We enjoyed the buffet at the hotel restaurant, spent an astronomic amount on food and wine (at least in comparison to what we had been spending up until that point), and then enjoyed some drinks in the rooftop bar, watching all the action from our privileged birds nest view.
Yet all the while we were doing it, we were aware that this new world we had shut ourselves in was absolutely not India. We could have been in any fancy hotel in any part of the world. It was so far removed from what was going on in the streets below that it felt almost surreal. In the preceding two weeks I’d never had to think about not putting my toothbrush under the tap – whereas in this new, clean environment, I found myself almost forgetting – just because I was in some fancy hotel it did not mean the water was cleaner than it was outside. I still had to clamp my mouth shut in the shower, and I still had to use bottled water to brush my teeth.

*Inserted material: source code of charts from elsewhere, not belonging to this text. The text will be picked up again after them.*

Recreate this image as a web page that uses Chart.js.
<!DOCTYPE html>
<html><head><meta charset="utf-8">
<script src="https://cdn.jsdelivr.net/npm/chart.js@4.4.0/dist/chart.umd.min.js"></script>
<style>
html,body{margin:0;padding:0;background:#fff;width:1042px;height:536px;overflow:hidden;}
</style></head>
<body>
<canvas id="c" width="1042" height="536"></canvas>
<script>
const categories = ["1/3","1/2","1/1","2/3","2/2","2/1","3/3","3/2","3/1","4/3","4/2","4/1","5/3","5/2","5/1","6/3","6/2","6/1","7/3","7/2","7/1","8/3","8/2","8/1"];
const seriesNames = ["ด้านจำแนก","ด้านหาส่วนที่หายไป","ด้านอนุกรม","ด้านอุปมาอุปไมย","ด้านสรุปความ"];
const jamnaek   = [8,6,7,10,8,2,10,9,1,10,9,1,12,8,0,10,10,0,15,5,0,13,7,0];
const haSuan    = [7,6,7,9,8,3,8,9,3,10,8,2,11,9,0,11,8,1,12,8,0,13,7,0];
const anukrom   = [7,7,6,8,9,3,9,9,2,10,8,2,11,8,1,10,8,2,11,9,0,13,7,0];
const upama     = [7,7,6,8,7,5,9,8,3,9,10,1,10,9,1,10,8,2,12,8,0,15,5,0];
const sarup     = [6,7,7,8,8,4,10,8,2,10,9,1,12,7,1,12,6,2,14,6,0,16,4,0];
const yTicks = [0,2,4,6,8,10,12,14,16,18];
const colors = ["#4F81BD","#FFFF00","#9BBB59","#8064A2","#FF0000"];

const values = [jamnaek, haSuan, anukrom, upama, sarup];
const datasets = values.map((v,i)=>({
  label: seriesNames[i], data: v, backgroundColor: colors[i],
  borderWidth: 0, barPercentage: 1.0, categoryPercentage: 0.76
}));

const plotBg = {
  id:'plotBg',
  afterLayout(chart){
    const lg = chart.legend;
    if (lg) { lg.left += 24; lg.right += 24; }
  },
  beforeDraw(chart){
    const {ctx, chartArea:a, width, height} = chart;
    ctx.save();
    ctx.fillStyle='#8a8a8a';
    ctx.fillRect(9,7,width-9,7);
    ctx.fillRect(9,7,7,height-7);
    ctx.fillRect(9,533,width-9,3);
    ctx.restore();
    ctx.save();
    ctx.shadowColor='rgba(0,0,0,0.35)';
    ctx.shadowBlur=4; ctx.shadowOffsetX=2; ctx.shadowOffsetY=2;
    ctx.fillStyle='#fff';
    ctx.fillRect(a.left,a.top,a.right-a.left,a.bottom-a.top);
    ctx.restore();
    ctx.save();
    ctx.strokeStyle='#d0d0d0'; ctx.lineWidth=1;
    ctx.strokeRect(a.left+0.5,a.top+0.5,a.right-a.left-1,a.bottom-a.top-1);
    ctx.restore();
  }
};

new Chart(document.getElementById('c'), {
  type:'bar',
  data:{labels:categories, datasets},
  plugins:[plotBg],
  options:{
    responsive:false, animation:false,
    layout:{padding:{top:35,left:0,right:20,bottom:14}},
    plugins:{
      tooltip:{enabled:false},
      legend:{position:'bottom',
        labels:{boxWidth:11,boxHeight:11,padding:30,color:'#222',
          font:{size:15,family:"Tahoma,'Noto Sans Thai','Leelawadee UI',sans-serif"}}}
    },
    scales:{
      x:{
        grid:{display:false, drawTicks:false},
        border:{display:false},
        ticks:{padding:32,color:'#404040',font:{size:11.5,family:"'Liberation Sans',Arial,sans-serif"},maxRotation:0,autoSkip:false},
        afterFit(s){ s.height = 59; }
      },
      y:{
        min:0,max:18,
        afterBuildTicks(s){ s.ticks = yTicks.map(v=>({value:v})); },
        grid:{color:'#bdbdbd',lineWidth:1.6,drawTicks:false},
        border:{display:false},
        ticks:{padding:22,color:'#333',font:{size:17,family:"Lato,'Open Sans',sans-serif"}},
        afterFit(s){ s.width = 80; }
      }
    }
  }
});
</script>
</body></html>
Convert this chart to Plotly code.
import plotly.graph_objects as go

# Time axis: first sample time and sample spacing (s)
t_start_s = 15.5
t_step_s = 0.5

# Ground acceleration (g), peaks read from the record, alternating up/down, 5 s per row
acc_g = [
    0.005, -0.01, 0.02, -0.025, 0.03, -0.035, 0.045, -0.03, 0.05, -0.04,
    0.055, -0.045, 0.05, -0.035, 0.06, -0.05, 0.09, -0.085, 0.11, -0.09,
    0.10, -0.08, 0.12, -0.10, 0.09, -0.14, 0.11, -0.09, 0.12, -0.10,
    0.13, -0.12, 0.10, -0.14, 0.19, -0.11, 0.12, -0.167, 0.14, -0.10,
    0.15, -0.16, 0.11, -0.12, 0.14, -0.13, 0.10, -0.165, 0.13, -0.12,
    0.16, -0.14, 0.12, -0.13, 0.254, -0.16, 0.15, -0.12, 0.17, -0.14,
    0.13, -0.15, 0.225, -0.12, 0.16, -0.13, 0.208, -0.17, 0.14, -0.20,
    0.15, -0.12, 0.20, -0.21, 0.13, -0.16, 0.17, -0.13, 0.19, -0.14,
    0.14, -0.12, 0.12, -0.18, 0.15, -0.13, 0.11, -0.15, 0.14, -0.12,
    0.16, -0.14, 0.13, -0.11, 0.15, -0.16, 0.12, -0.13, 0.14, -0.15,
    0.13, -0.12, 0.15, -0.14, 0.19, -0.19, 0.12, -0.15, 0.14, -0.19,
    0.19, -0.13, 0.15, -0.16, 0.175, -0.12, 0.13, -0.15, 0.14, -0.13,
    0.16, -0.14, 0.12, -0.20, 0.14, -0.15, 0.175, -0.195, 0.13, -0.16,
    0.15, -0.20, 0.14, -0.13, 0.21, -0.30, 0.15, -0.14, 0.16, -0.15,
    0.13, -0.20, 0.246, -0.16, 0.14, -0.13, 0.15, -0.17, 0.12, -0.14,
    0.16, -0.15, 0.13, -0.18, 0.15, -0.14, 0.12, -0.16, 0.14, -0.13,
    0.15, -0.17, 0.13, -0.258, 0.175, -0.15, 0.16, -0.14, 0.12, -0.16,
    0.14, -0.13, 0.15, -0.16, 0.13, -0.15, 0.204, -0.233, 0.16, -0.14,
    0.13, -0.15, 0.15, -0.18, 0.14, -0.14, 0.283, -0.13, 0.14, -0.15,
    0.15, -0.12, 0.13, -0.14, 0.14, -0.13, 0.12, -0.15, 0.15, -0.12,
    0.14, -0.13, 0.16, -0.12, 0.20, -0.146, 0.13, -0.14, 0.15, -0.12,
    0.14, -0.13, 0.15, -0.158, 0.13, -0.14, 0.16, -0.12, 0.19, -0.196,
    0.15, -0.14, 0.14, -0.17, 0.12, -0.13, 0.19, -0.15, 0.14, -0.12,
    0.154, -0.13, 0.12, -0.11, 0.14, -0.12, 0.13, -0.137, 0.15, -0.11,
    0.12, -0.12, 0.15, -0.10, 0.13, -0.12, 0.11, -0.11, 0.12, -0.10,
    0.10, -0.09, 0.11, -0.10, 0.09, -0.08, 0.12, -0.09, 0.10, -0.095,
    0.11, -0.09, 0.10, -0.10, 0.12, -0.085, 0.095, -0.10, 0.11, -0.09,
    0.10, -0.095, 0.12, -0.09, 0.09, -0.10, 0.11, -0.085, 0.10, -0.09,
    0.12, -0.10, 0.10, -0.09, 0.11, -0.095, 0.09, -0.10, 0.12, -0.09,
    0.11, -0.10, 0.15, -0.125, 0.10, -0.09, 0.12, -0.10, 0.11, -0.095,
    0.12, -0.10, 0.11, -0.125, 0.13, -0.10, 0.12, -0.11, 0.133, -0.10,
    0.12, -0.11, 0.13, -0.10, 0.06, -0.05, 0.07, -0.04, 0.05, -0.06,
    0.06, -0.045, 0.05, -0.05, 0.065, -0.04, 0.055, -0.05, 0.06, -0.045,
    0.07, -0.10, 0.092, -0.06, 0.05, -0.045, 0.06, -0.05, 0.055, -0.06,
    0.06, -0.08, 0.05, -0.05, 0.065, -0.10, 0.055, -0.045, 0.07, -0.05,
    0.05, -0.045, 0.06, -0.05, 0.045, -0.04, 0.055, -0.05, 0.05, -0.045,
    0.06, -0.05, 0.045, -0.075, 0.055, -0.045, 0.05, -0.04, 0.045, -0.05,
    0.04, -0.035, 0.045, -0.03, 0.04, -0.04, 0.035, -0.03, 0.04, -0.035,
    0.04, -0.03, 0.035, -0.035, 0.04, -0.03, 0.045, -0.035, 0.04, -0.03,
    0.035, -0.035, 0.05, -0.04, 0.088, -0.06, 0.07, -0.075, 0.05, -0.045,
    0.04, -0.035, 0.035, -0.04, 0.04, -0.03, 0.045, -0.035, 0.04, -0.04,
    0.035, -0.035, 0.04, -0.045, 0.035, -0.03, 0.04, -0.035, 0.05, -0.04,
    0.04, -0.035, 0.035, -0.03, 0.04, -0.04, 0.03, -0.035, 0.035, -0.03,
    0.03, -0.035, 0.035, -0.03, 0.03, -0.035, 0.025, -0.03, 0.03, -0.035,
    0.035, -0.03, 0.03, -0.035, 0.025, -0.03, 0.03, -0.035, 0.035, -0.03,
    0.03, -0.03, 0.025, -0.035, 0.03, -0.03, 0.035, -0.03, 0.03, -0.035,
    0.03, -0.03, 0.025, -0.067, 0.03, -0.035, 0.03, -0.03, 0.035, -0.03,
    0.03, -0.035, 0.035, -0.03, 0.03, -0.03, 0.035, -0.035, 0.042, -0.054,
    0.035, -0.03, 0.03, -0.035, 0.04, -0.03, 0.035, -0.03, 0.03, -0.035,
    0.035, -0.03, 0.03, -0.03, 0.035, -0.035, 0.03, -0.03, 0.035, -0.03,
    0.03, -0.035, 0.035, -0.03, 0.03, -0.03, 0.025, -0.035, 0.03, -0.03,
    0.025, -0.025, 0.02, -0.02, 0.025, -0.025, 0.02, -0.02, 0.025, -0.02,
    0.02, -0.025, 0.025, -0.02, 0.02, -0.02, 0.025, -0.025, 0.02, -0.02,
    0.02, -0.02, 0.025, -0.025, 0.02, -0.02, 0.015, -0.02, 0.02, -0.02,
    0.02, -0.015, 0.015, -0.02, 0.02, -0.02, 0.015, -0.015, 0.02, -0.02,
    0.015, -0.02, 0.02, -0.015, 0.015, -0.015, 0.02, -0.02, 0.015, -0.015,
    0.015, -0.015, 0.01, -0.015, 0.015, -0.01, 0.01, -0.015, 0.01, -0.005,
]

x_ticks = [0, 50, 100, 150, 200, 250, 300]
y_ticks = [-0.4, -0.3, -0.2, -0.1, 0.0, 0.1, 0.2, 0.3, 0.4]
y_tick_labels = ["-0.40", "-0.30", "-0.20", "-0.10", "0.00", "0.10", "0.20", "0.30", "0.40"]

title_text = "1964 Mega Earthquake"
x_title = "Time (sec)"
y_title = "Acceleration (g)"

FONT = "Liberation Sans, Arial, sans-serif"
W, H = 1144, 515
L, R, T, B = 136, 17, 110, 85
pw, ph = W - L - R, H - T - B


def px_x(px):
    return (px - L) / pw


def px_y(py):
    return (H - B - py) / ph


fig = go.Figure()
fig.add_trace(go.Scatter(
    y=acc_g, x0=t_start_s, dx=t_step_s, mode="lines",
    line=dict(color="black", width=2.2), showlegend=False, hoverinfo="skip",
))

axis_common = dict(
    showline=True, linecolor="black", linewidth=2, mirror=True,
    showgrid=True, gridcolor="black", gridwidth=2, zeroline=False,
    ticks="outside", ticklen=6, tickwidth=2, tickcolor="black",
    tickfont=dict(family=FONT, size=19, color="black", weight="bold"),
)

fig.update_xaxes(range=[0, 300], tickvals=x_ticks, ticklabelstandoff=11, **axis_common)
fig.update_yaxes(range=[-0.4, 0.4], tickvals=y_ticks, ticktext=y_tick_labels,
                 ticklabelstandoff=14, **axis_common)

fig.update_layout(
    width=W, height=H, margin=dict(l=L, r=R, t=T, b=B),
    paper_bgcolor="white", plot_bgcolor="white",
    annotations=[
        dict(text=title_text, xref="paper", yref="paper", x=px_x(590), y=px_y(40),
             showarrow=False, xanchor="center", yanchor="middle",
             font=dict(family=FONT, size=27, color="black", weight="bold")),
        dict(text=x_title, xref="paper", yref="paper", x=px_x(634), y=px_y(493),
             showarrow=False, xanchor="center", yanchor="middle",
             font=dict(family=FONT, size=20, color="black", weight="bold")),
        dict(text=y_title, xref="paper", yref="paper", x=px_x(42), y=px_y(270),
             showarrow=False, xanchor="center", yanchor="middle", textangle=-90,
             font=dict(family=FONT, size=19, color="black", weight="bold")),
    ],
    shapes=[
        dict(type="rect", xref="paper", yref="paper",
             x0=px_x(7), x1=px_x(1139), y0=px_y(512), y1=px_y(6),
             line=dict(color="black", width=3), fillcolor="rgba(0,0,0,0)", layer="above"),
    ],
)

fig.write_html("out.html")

It’s not the way I like to travel in general. I’d rather have a bit of discomfort and be in the thick of it. But since we’d done that already, I felt no guilt whatsoever in not venturing far from our safe haven.
Despite the firework ban, we awoke the morning after to still air and thick smoggy skies. Our walk that day (with weird looks from hotel staff as two people left the hotel on foot, was short-lived. After about half an hour you could feel the acridness in your lungs. The midday sun was a mere pale disk in the sky – it wasn’t at all cloudy – it was pollution.
Our hotel was right near Connaught Place – and there was a huge Diwali celebration at Central Park. We headed there the following evening to experience Diwali in a hopefully less crazy way (FYI, it was still crazy). But it was fun. We watched the hordes of people, we ate from stalls with the locals, and had some very friendly conversations.
We spent our last night back near our original hotel, with a friend we’d met on tour, at one of our favourite restaurants, Kitchen with a Cause. It was great to be back in the middle of it all, albeit a little cleaner, a little more rested, and we enjoyed the exceptional food and service, along with cocktails at a third the price of what we had to pay for in 5 star luxury.